I always have mixed feelings about Friday's. I am SO happy the weekend is here but worried about my calorie consumption throughout the weekend. I have also found myself worrying about another thing recently -- and that is what if I can't keep this up and get to my goal? I think about how disappointed I would be and how much I would hate myself for it and then have all these regrets and shit. I'm not saying I'm thinking about quitting or can see it happening in the near future, but I'm just a worrier. I NEED to keep this up and get to my goal. I tell myself if you can't do it now your doomed for life. My thinking on that is if I can't lose 30ish lbs now, how am I ever going to do it when I'm older and I most likely would have A LOT more to lose then just 30 lbs??? I also tell myself (although this isn't true) that Steve won't want to be with me anymore if I'm not active/in-shape. Why? Well because then I'd be a total hypocrite! I wouldn't want my partner to be fat/in-active/lazy -- so I can't be either! It goes both ways. I can't expect him to be working out all the time and have this ripped body if I'm not. Plus it is fun to workout together and would be fun to cook healthy meals together! We could bond and get closer to each other by doing these things and also would probably have more respect for the person and be so proud of them too!
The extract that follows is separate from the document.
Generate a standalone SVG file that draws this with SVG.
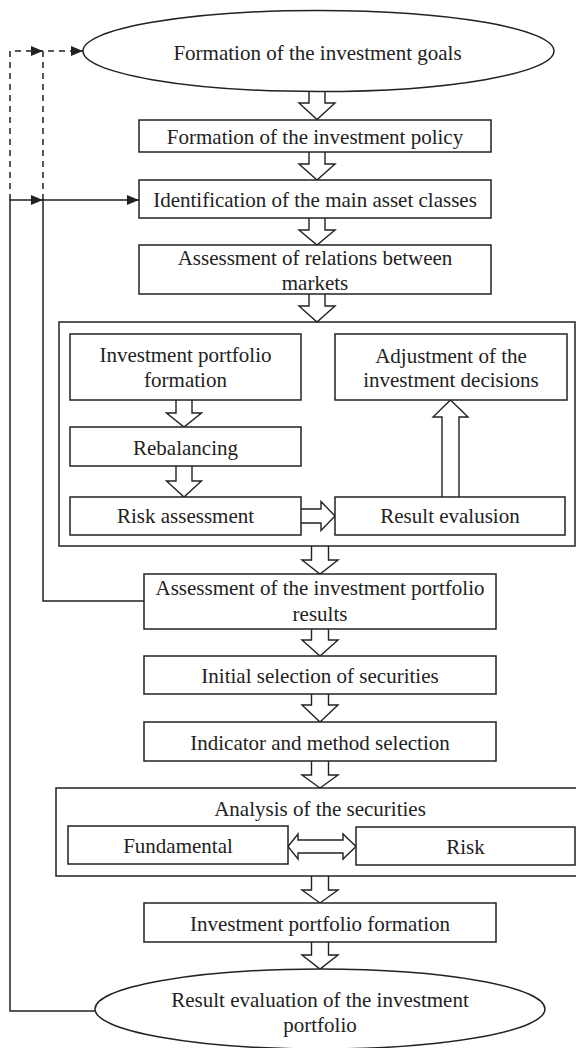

It also helps me to think about how much better I would feel about myself and how much better my life would be IN SO MANY ASPECTS if I was skinny/in shape. What is it even like to be skinny without having to suck/hold your stomach in??? I have no idea. Can my stomach ever be flat with me making NO effort to make it look like that? The answer is - it can but it is going to take MONTHS AND MONTHS of being STRICT when it comes to eating/exercising. I didn't gain all this weight in a day so I won't lose it in a day either!!!
I hate having these negative 'what if I don't make it' thoughts pop up in my head all the time. I need to keep doing what I have been, and telling myself I CAN DO IT. I know that because I AM DOING IT RIGHT NOW. There is no excuse. I have all the tools I need and I know what I should be doing to drop the weight. If I don't make it to my goal, it's not because I can't do it, it's because I gave up and don't want it bad enough. I hope that NEVER happens and I can continue to motivate myself and stick to it. I want it so bad right now and hope I still want it just as bad 3-4 months from now.
IT WILL BE WORTH IT.
YOU WILL BE SO MUCH HAPPIER IN LIFE (not to mention healthier!)
IF YOU DON'T MAKE IT YOU WILL REGRET IT.
SUFFER NOW, BE SKINNY LATER!
IF YOU CAN'T DO THIS NOW, YOU WILL BE FAT/MISERABLE FOR THE REST OF YOUR LIFE!!!